Stated task:
Reproduce the listing exactly, with no pictures in your copy.

::::

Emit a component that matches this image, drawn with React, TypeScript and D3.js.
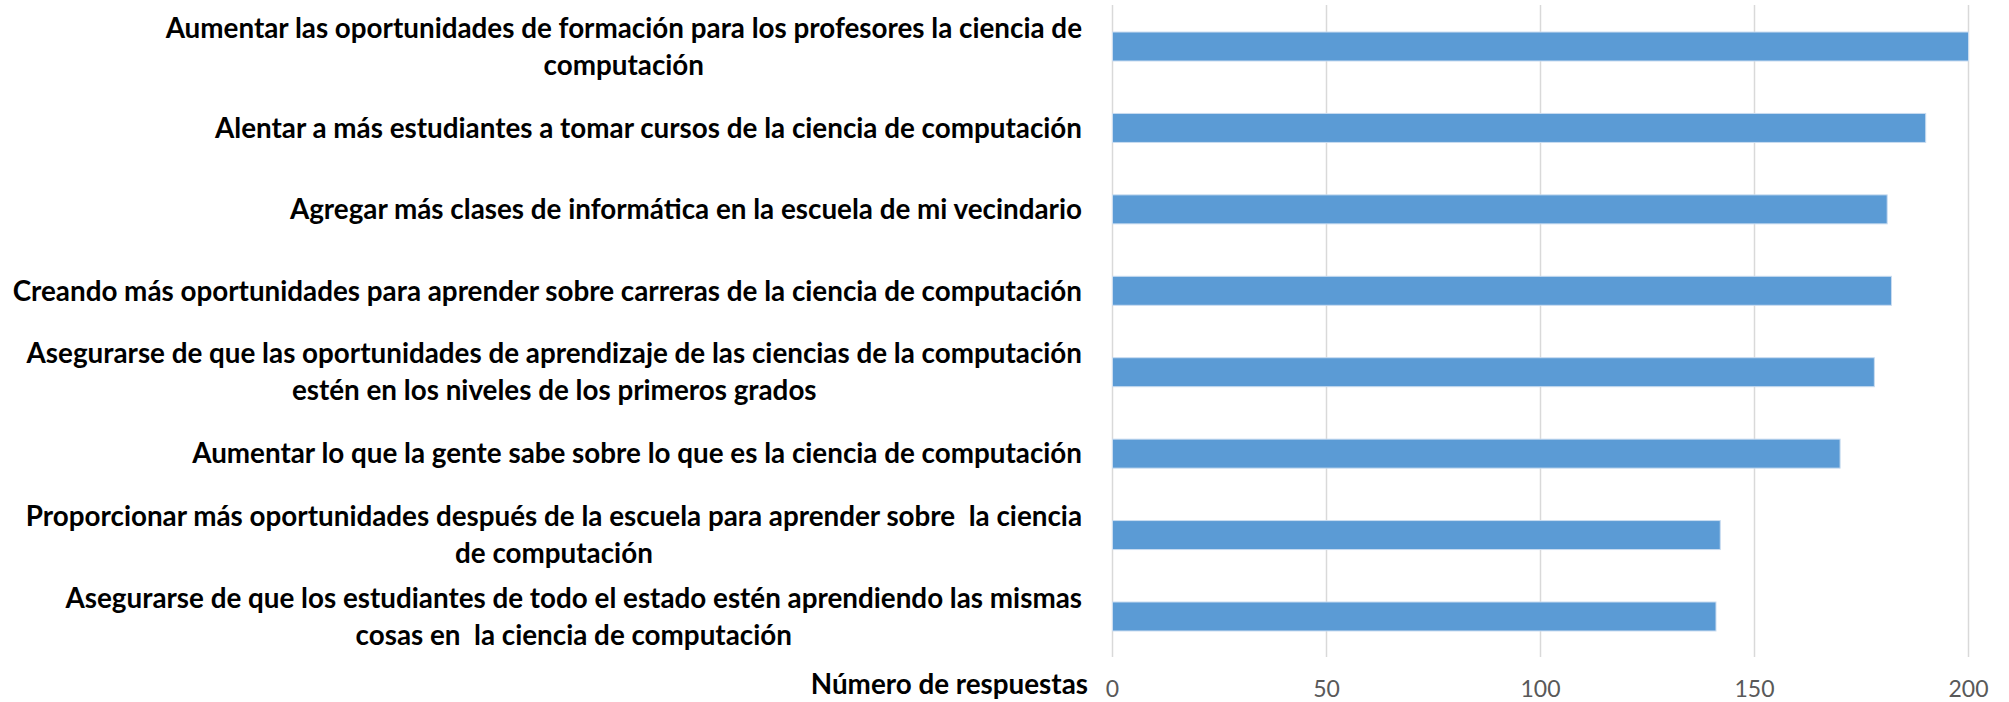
import * as d3 from 'd3'
import { useEffect, useRef } from 'react'

// categories top to bottom, each split into its visible lines
const categories: string[][] = [
  ['Aumentar las oportunidades de formación para los profesores la ciencia de', 'computación'],
  ['Alentar a más estudiantes a tomar cursos de la ciencia de computación'],
  ['Agregar más clases de informática en la escuela de mi vecindario'],
  ['Creando más oportunidades para aprender sobre carreras de la ciencia de computación'],
  ['Asegurarse de que las oportunidades de aprendizaje de las ciencias de la computación', 'estén en los niveles de los primeros grados'],
  ['Aumentar lo que la gente sabe sobre lo que es la ciencia de computación'],
  ['Proporcionar más oportunidades después de la escuela para aprender sobre  la ciencia', 'de computación'],
  ['Asegurarse de que los estudiantes de todo el estado estén aprendiendo las mismas', 'cosas en  la ciencia de computación'],
]
const responses: number[] = [200, 190, 181, 182, 178, 170, 142, 141]
const xTicks: number[] = [0, 50, 100, 150, 200]
const axisTitle = 'Número de respuestas'

const W = 2009
const H = 702

const App = () => {
  const ref = useRef<SVGSVGElement>(null)

  useEffect(() => {
    if (!ref.current) return
    const svg = d3.select(ref.current)
    svg.selectAll('*').remove()

    const font = 'Lato, "Open Sans", sans-serif'
    const labelSize = 27.8
    const lineH = 37
    const labelRight = 1082

    const keys = categories.map((_, i) => String(i))
    const x = d3.scaleLinear().domain([0, 200]).range([1112.5, 1968.5])
    const y = d3.scaleBand()
      .domain(keys)
      .range([5.8, 657.2])
      .paddingInner(0.644)
      .paddingOuter(0.322)

    // gridlines
    svg.append('g')
      .selectAll('line')
      .data(xTicks)
      .enter()
      .append('line')
      .attr('x1', d => x(d))
      .attr('x2', d => x(d))
      .attr('y1', 5)
      .attr('y2', 657)
      .attr('stroke', '#d9d9d9')
      .attr('stroke-width', 1.5)

    // bars
    svg.append('g')
      .selectAll('rect')
      .data(responses)
      .enter()
      .append('rect')
      .attr('x', x(0))
      .attr('y', (_, i) => y(keys[i])!)
      .attr('width', d => x(d) - x(0))
      .attr('height', y.bandwidth())
      .attr('fill', '#5b9bd5')
      .attr('stroke', '#c9dcf0')
      .attr('stroke-width', 1)

    // tick labels
    svg.append('g')
      .selectAll('text')
      .data(xTicks)
      .enter()
      .append('text')
      .attr('x', d => x(d))
      .attr('y', 697)
      .attr('text-anchor', 'middle')
      .style('font-family', font)
      .style('font-size', '23px')
      .style('fill', '#595959')
      .text(d => d)

    // category labels: right-aligned block, lines centred within it
    categories.forEach((lines, i) => {
      const cy = y(keys[i])! + y.bandwidth() / 2
      const g = svg.append('g')
      const texts = lines.map((line, j) =>
        g.append('text')
          .attr('y', cy + (j - (lines.length - 1) / 2) * lineH)
          .attr('dy', '0.35em')
          .attr('text-anchor', 'middle')
          .style('font-family', font)
          .style('font-weight', 'bold')
          .style('font-size', `${labelSize}px`)
          .style('fill', '#000')
          .style('white-space', 'pre')
          .text(line)
      )
      const widths = texts.map(t => (t.node() as SVGTextElement).getComputedTextLength())
      const maxW = d3.max(widths) || 0
      texts.forEach(t => t.attr('x', labelRight - maxW / 2))
    })

    // axis title
    svg.append('text')
      .attr('x', 1088)
      .attr('y', 694)
      .attr('text-anchor', 'end')
      .style('font-family', font)
      .style('font-weight', 'bold')
      .style('font-size', `${labelSize}px`)
      .style('fill', '#000')
      .text(axisTitle)
  }, [])

  return (
    <svg
      ref={ref}
      width={W}
      height={H}
      style={{ position: 'absolute', left: 0, top: 0, background: '#fff', display: 'block' }}
    />
  )
}

export default App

::::

Exercise solution:
Emit a component that matches this image, drawn with React, TypeScript and D3.js.
import * as d3 from 'd3'
import { useEffect, useRef } from 'react'

// categories top to bottom, each split into its visible lines
const categories: string[][] = [
  ['Aumentar las oportunidades de formación para los profesores la ciencia de', 'computación'],
  ['Alentar a más estudiantes a tomar cursos de la ciencia de computación'],
  ['Agregar más clases de informática en la escuela de mi vecindario'],
  ['Creando más oportunidades para aprender sobre carreras de la ciencia de computación'],
  ['Asegurarse de que las oportunidades de aprendizaje de las ciencias de la computación', 'estén en los niveles de los primeros grados'],
  ['Aumentar lo que la gente sabe sobre lo que es la ciencia de computación'],
  ['Proporcionar más oportunidades después de la escuela para aprender sobre  la ciencia', 'de computación'],
  ['Asegurarse de que los estudiantes de todo el estado estén aprendiendo las mismas', 'cosas en  la ciencia de computación'],
]
const responses: number[] = [200, 190, 181, 182, 178, 170, 142, 141]
const xTicks: number[] = [0, 50, 100, 150, 200]
const axisTitle = 'Número de respuestas'

const W = 2009
const H = 702

const App = () => {
  const ref = useRef<SVGSVGElement>(null)

  useEffect(() => {
    if (!ref.current) return
    const svg = d3.select(ref.current)
    svg.selectAll('*').remove()

    const font = 'Lato, "Open Sans", sans-serif'
    const labelSize = 27.8
    const lineH = 37
    const labelRight = 1082

    const keys = categories.map((_, i) => String(i))
    const x = d3.scaleLinear().domain([0, 200]).range([1112.5, 1968.5])
    const y = d3.scaleBand()
      .domain(keys)
      .range([5.8, 657.2])
      .paddingInner(0.644)
      .paddingOuter(0.322)

    // gridlines
    svg.append('g')
      .selectAll('line')
      .data(xTicks)
      .enter()
      .append('line')
      .attr('x1', d => x(d))
      .attr('x2', d => x(d))
      .attr('y1', 5)
      .attr('y2', 657)
      .attr('stroke', '#d9d9d9')
      .attr('stroke-width', 1.5)

    // bars
    svg.append('g')
      .selectAll('rect')
      .data(responses)
      .enter()
      .append('rect')
      .attr('x', x(0))
      .attr('y', (_, i) => y(keys[i])!)
      .attr('width', d => x(d) - x(0))
      .attr('height', y.bandwidth())
      .attr('fill', '#5b9bd5')
      .attr('stroke', '#c9dcf0')
      .attr('stroke-width', 1)

    // tick labels
    svg.append('g')
      .selectAll('text')
      .data(xTicks)
      .enter()
      .append('text')
      .attr('x', d => x(d))
      .attr('y', 697)
      .attr('text-anchor', 'middle')
      .style('font-family', font)
      .style('font-size', '23px')
      .style('fill', '#595959')
      .text(d => d)

    // category labels: right-aligned block, lines centred within it
    categories.forEach((lines, i) => {
      const cy = y(keys[i])! + y.bandwidth() / 2
      const g = svg.append('g')
      const texts = lines.map((line, j) =>
        g.append('text')
          .attr('y', cy + (j - (lines.length - 1) / 2) * lineH)
          .attr('dy', '0.35em')
          .attr('text-anchor', 'middle')
          .style('font-family', font)
          .style('font-weight', 'bold')
          .style('font-size', `${labelSize}px`)
          .style('fill', '#000')
          .style('white-space', 'pre')
          .text(line)
      )
      const widths = texts.map(t => (t.node() as SVGTextElement).getComputedTextLength())
      const maxW = d3.max(widths) || 0
      texts.forEach(t => t.attr('x', labelRight - maxW / 2))
    })

    // axis title
    svg.append('text')
      .attr('x', 1088)
      .attr('y', 694)
      .attr('text-anchor', 'end')
      .style('font-family', font)
      .style('font-weight', 'bold')
      .style('font-size', `${labelSize}px`)
      .style('fill', '#000')
      .text(axisTitle)
  }, [])

  return (
    <svg
      ref={ref}
      width={W}
      height={H}
      style={{ position: 'absolute', left: 0, top: 0, background: '#fff', display: 'block' }}
    />
  )
}

export default App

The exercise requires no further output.